Nil gerçek ve bana göre olağanüstü bir karakterdir. Bu romanın hikâyesini Nil’in rüyasından geçirip, ona çektirdiğim acılar için kendisinden özür dilerim. Beni bağışlar mı bilmem. Ömürce gönüllü bir hayranı kalacağıma dair ona tarihi bir yük yükledim. Ama Sose’in yani Nil’in babaannesinin diline sürdüğüm duayı, hafızanın ve sesin önemini vurgulamak için kurguladım. Sürgünde yaşayan Hasan Sağlam ile bir sohbetimizde bana şöyle demişti. ’Amcam her sabah kalkıp Munzur Dağları’na bakıp ‘Ya Seydu Seyduna’ diye dua ediyordu. Hasan Sabbah’ın hayatını didik didik ettiğim zamanlarda o ses gelip yanı başımda durdu. Benzer sesleri benim de duyduğumu anımsadım. Nil rüyaları için ne der bende bilmiyorum ama, Sose’de bir Clara Zetkin bakışı vardı, bunu çok net anımsıyorum.

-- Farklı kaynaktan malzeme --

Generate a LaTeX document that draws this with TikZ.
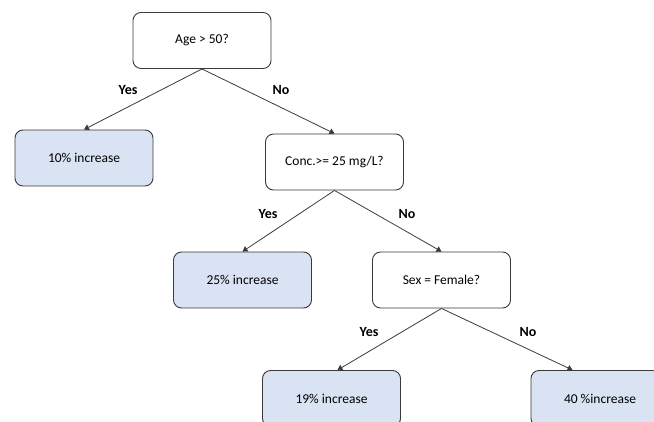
\documentclass[tikz,border=0pt]{standalone}
\usepackage{fontspec}
\setmainfont{Carlito}
\usetikzlibrary{arrows.meta}

\definecolor{leafblue}{HTML}{DAE3F3}
\definecolor{linegrey}{HTML}{3A3A3A}

\begin{document}
\begin{tikzpicture}[x=1pt, y=-1pt]
        \tikzstyle{every node}=[font=\fontsize{13.5}{16}\selectfont]
        \tikzstyle{test}=[draw=linegrey, line width=0.9pt, rounded corners=8pt, minimum width=138pt, minimum height=56pt, inner sep=0pt]
        \tikzstyle{leaf}=[test, fill=leafblue]
        \tikzstyle{branch}=[draw=linegrey, line width=0.8pt, -{Triangle[width=6pt,length=5pt]}]
        \tikzstyle{answer}=[font=\fontsize{14}{17}\selectfont\bfseries]
        \clip (0,0) rectangle (654,421);
        \useasboundingbox (0,0) rectangle (654,421);
        % questions
        \node [test] (age) at (202,40.5) {Age > 50?};
        \node [test] (conc) at (334.5,162) {Conc.>= 25 mg/L?};
        \node [test] (sex) at (441.5,280) {Sex = Female?};
        % outcomes
        \node [leaf] (p10) at (84,158) {10\% increase};
        \node [leaf] (p25) at (242.5,280) {25\% increase};
        \node [leaf] (p19) at (331.5,398.5) {19\% increase};
        \node [leaf] (p40) at (600,398.5) {40 \%increase};
        % edges
        \draw [branch] (age.south) -- (p10.north);
        \draw [branch] (age.south) -- (conc.north);
        \draw [branch] (conc.south) -- (p25.north);
        \draw [branch] (conc.south) -- (sex.north);
        \draw [branch] (sex.south) -- ([xshift=6pt]p19.north);
        \draw [branch] (sex.south) -- ([xshift=42pt]p40.north west);
        % labels
        \node [answer] (a1) at (128,90) {Yes};
        \node [answer] (a2) at (281,90) {No};
        \node [answer] (a3) at (268,214) {Yes};
        \node [answer] (a4) at (407,214) {No};
        \node [answer] (a5) at (369,332) {Yes};
        \node [answer] (a6) at (528,332) {No};
    \end{tikzpicture}
\end{document}
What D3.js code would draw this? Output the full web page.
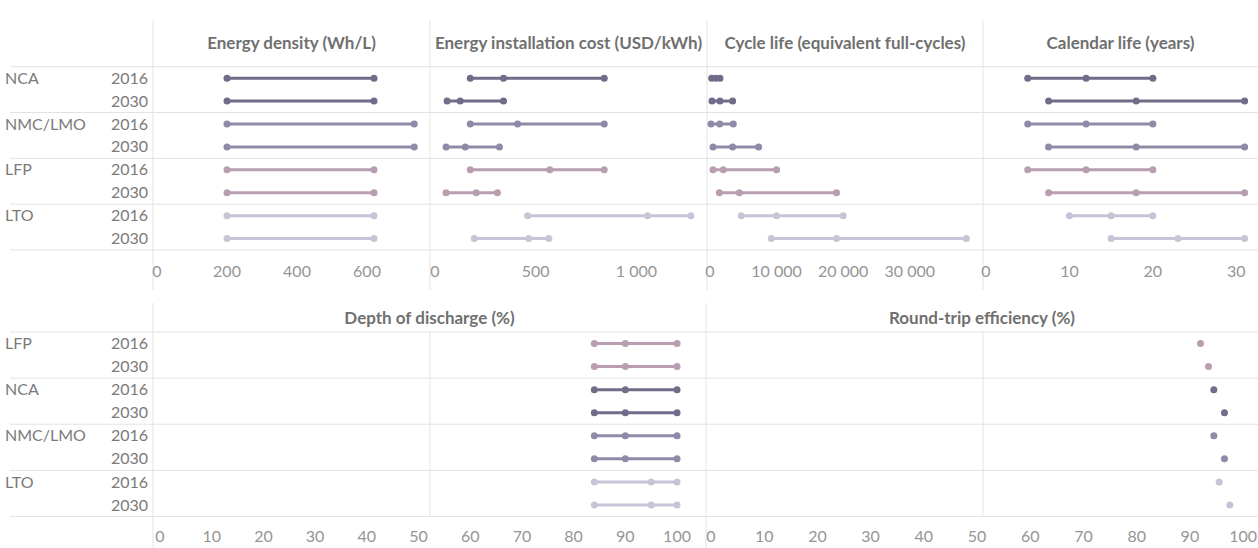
<!DOCTYPE html>
<html>
<head>
<meta charset="utf-8">
<script src="https://cdn.jsdelivr.net/npm/d3@7"></script>
<style>
  body { margin: 0; background: #fff; }
  svg text { font-family: Lato, "Open Sans", sans-serif; }
</style>
</head>
<body>
<div id="chart"></div>
<script>
// Row categories
const topTechs = ['NCA', 'NMC/LMO', 'LFP', 'LTO'];
const bottomTechs = ['LFP', 'NCA', 'NMC/LMO', 'LTO'];
const years = ['2016', '2030'];

// Values per row as [low, central, high] (top block order: NCA, NMC/LMO, LFP, LTO; 2016 then 2030)
const energyDensity = [[200, 620], [200, 620], [200, 735], [200, 735], [200, 620], [200, 620], [200, 620], [200, 620]];
const installCost = [[175, 340, 840], [60, 125, 340], [175, 410, 840], [55, 150, 320],
                     [175, 570, 840], [55, 205, 310], [460, 1055, 1270], [195, 465, 565]];
const cycleLife = [[250, 900, 1500], [300, 1500, 3400], [150, 1450, 3500], [450, 3400, 7300],
                   [450, 2000, 10000], [1400, 4400, 19000], [4700, 10000, 20000], [9200, 19000, 38500]];
const calendarLife = [[5, 12, 20], [7.5, 18, 31], [5, 12, 20], [7.5, 18, 31],
                      [5, 12, 20], [7.5, 18, 31], [10, 15, 20], [15, 23, 31]];

// Bottom block order: LFP, NCA, NMC/LMO, LTO
const depthOfDischarge = [[84, 90, 100], [84, 90, 100], [84, 90, 100], [84, 90, 100],
                          [84, 90, 100], [84, 90, 100], [84, 95, 100], [84, 95, 100]];
const roundTrip = [[92], [93.5], [94.5], [96.5], [94.5], [96.5], [95.5], [97.5]];

// Tick labels
const densityTicks = [0, 200, 400, 600];
const costTicks = [0, 500, 1000];
const cycleTicks = [0, 10000, 20000, 30000];
const calendarTicks = [0, 10, 20, 30];
const percentTicks = [0, 10, 20, 30, 40, 50, 60, 70, 80, 90, 100];

const techColors = { 'NCA': '#6f6d89', 'NMC/LMO': '#8e8ba9', 'LFP': '#b99db1', 'LTO': '#c6c4d6' };

const width = 1258, height = 548;
const gridColor = '#e3e3e3';
const fmt = d3.formatLocale({ decimal: '.', thousands: ' ', grouping: [3], currency: ['', ''] }).format(',');

// Layout of the two blocks
const blocks = {
    top: { techs: topTechs, rowTop: 66.7, rowBottom: 250, titleY: 49, tickY: 277, lineTop: 20, lineBottom: 290 },
    bottom: { techs: bottomTechs, rowTop: 332, rowBottom: 516.5, titleY: 324, tickY: 542, lineTop: 303, lineBottom: 548 }
};

const panels = [
    { block: 'top', title: 'Energy density (Wh/L)', values: energyDensity, ticks: densityTicks, max: 780, x0: 153, x1: 430, pad: 4 },
    { block: 'top', title: 'Energy installation cost (USD/kWh)', values: installCost, ticks: costTicks, max: 1350, x0: 430, x1: 707, pad: 5 },
    { block: 'top', title: 'Cycle life (equivalent full-cycles)', values: cycleLife, ticks: cycleTicks, max: 41000, x0: 707, x1: 983, pad: 3 },
    { block: 'top', title: 'Calendar life (years)', values: calendarLife, ticks: calendarTicks, max: 32.6, x0: 983, x1: 1258, pad: 3 },
    { block: 'bottom', title: 'Depth of discharge (%)', values: depthOfDischarge, ticks: percentTicks, max: 105.6, x0: 153, x1: 706, pad: 7 },
    { block: 'bottom', title: 'Round-trip efficiency (%)', values: roundTrip, ticks: percentTicks, max: 102.8, x0: 706, x1: 1258, pad: 5 }
];

const svg = d3.select('#chart')
    .append('svg')
    .attr('width', width)
    .attr('height', height);

// Row labels and separators for each block
Object.values(blocks).forEach(b => {
    const keys = b.techs.flatMap(t => years.map(yr => t + '|' + yr));
    b.y = d3.scaleBand().domain(keys).range([b.rowTop, b.rowBottom]);
    b.keys = keys;

    const seps = d3.range(b.techs.length + 1).map(i => b.rowTop + i * 2 * b.y.bandwidth());
    svg.append('g').selectAll('line')
        .data(seps)
        .enter().append('line')
        .attr('x1', 10).attr('x2', width)
        .attr('y1', d => d).attr('y2', d => d)
        .attr('stroke', gridColor)
        .attr('stroke-width', 1);

    const labels = svg.append('g').attr('fill', '#7a7a7a').attr('font-size', '16px');
    labels.selectAll('.tech')
        .data(b.techs)
        .enter().append('text')
        .attr('x', 5)
        .attr('y', t => b.y(t + '|2016') + b.y.bandwidth() / 2)
        .attr('dy', '0.35em')
        .text(t => t);
    labels.selectAll('.year')
        .data(keys)
        .enter().append('text')
        .attr('x', 148)
        .attr('text-anchor', 'end')
        .attr('y', k => b.y(k) + b.y.bandwidth() / 2)
        .attr('dy', '0.35em')
        .text(k => k.split('|')[1]);
});

// Interior gridlines of the bottom block, continuing the top panel borders
svg.append('g').selectAll('line')
    .data([panels[1].x0, panels[2].x1])
    .enter().append('line')
    .attr('x1', d => d).attr('x2', d => d)
    .attr('y1', blocks.bottom.rowTop).attr('y2', blocks.bottom.rowBottom)
    .attr('stroke', gridColor);

panels.forEach(p => {
    const b = blocks[p.block];
    const x = d3.scaleLinear().domain([0, p.max]).range([p.x0 + p.pad, p.x1]);
    const g = svg.append('g');

    // panel border
    g.append('line')
        .attr('x1', p.x0).attr('x2', p.x0)
        .attr('y1', b.lineTop).attr('y2', b.lineBottom)
        .attr('stroke', gridColor);

    g.append('text')
        .attr('x', (p.x0 + p.x1) / 2)
        .attr('y', b.titleY)
        .attr('text-anchor', 'middle')
        .attr('font-size', '17px')
        .attr('font-weight', 'bold')
        .attr('fill', '#707070')
        .text(p.title);

    // tick labels
    g.selectAll('.tick')
        .data(p.ticks)
        .enter().append('text')
        .attr('x', d => x(d))
        .attr('y', b.tickY)
        .attr('text-anchor', 'middle')
        .attr('font-size', '16px')
        .attr('fill', '#959595')
        .text(d => fmt(d));

    g.selectAll('.row')
        .data(p.values)
        .enter().append('g')
        .attr('transform', (d, i) => `translate(0,${b.y(b.keys[i]) + b.y.bandwidth() / 2})`)
        .each(function (vals, i) {
            const color = techColors[b.keys[i].split('|')[0]];
            const row = d3.select(this);
            if (vals.length > 1) {
                row.append('line')
                    .attr('x1', x(d3.min(vals))).attr('x2', x(d3.max(vals)))
                    .attr('stroke', color)
                    .attr('stroke-width', 3);
            }
            row.selectAll('circle')
                .data(vals)
                .enter().append('circle')
                .attr('cx', v => x(v))
                .attr('r', 3.5)
                .attr('fill', color);
        });
});
</script>
</body>
</html>
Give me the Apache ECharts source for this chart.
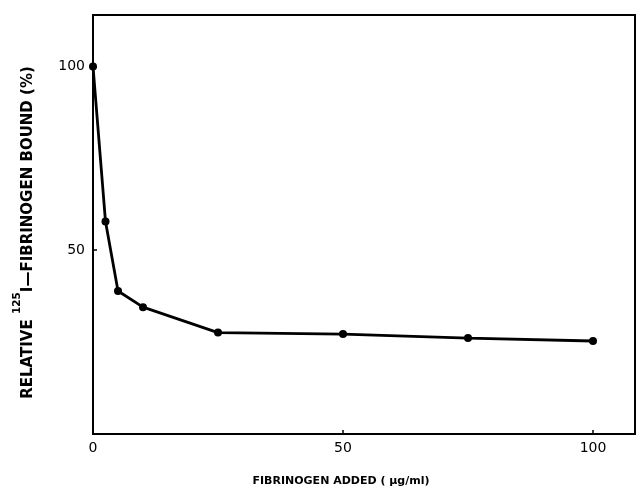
<!DOCTYPE html>
<html>
<head>
<meta charset="utf-8">
<script src="https://cdn.jsdelivr.net/npm/echarts@6/dist/echarts.min.js"></script>
<style>
html,body{margin:0;padding:0;background:#fff;}
#c{width:641px;height:486px;}
</style>
</head>
<body>
<div id="c"></div>
<script>
// Data
const fibrinogenAdded = [0, 2.5, 5, 10, 25, 50, 75, 100];
const relativeBound = [100, 57.8, 38.9, 34.5, 27.6, 27.2, 26.1, 25.3];
const xTicks = [0, 50, 100];
const yTicks = [50, 100];

const chart = echarts.init(document.getElementById('c'), null, {renderer: 'canvas'});
const font = 'DejaVu Sans';
chart.setOption({
  backgroundColor: '#fff',
  animation: false,
  grid: {
    left: 93, right: 6, top: 15, bottom: 52,
    containLabel: false, outerBoundsMode: 'none',
    show: true, borderColor: '#000', borderWidth: 2
  },
  xAxis: {
    type: 'value', min: 0, max: 108.4, interval: 50,
    name: 'FIBRINOGEN ADDED ( \u00b5g/ml)',
    nameLocation: 'middle', nameGap: 42,
    nameTextStyle: {fontFamily: font, fontWeight: 'bold', fontSize: 11, color: '#000', padding: [0, 46, 0, 0]},
    axisLine: {show: true, lineStyle: {color: '#000', width: 2}},
    axisTick: {show: true, inside: true, length: 4, lineStyle: {color: '#000', width: 1.5}},
    axisLabel: {
      fontFamily: font, fontSize: 14, color: '#000', margin: 7,
      formatter: v => xTicks.includes(v) ? String(v) : ''
    },
    splitLine: {show: false}
  },
  yAxis: {
    type: 'value', min: 0, max: 114, interval: 50,
    name: '{a|RELATIVE }{s|125}{a|I\u2014FIBRINOGEN BOUND (%)}',
    nameLocation: 'middle', nameGap: 65, nameRotate: 90,
    nameTextStyle: {
      fontFamily: font, fontWeight: 'bold', fontSize: 15, color: '#000',
      padding: [0, 16, 0, 0],
      rich: {
        a: {fontFamily: font, fontWeight: 'bold', fontSize: 15, color: '#000', lineHeight: 16, verticalAlign: 'top', padding: [9, 0, 0, 0]},
        s: {fontFamily: font, fontWeight: 'bold', fontSize: 10.5, color: '#000', lineHeight: 11, verticalAlign: 'top'}
      }
    },
    axisLine: {show: true, lineStyle: {color: '#000', width: 2}},
    axisTick: {show: true, inside: true, length: 4, lineStyle: {color: '#000', width: 1.5}},
    axisLabel: {
      fontFamily: font, fontSize: 14, color: '#000', margin: 8,
      formatter: v => yTicks.includes(v) ? String(v) : ''
    },
    splitLine: {show: false}
  },
  series: [{
    type: 'line',
    data: fibrinogenAdded.map((x, i) => [x, relativeBound[i]]),
    symbol: 'circle', symbolSize: 8,
    itemStyle: {color: '#000'},
    lineStyle: {color: '#000', width: 2.8},
    clip: false
  }]
});
</script>
</body>
</html>
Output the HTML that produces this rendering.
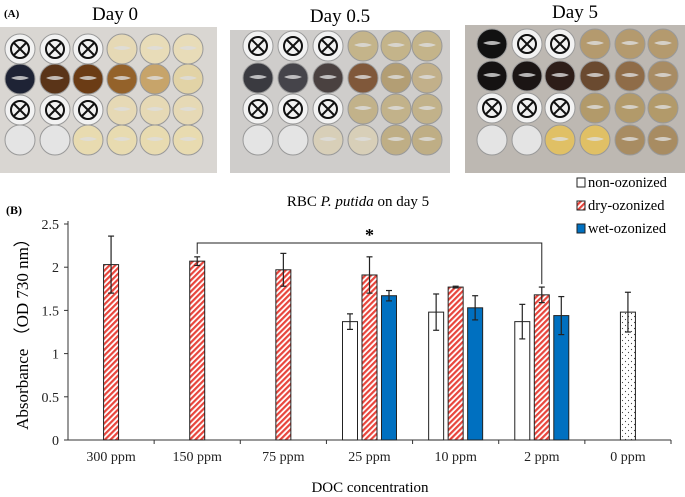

“Ayın, dağların eteklerine sığınmış kavminin tanrısı olduğunu” söylemişsin. Dağ halkı diyorsun romanında, kavmin için. Kavmin, yani o dağ halkı için ne dersin? Ya da ay hala o ay mı? Kavramlar da anlamını yitirebiliyor zamanla…
Güneş ışığının ilk gördüğü taşı öpenlerin bir duası vardı; önce komşularına, sonra börtü böceğe ve ondan sonra çocuklarının rızkını isteyen bir topluluğa aidim ben. Eğer zamanı biraz geri alırsak görülür ki, Alevilerin yaşadığı coğrafya hep dağlara yaslanır. Bu onların hayatta kalama güdülerinden kaynaklanıyor. Kavramlar zamanla anlamını yitirebilir ama ay ve güneş anlamını yitirdiğinde zaten hayat denilen kavram da yok olacaktır. Kim bilir belki Nil’in dediği gibi, Hiç’lik orada somutlaşacaktır.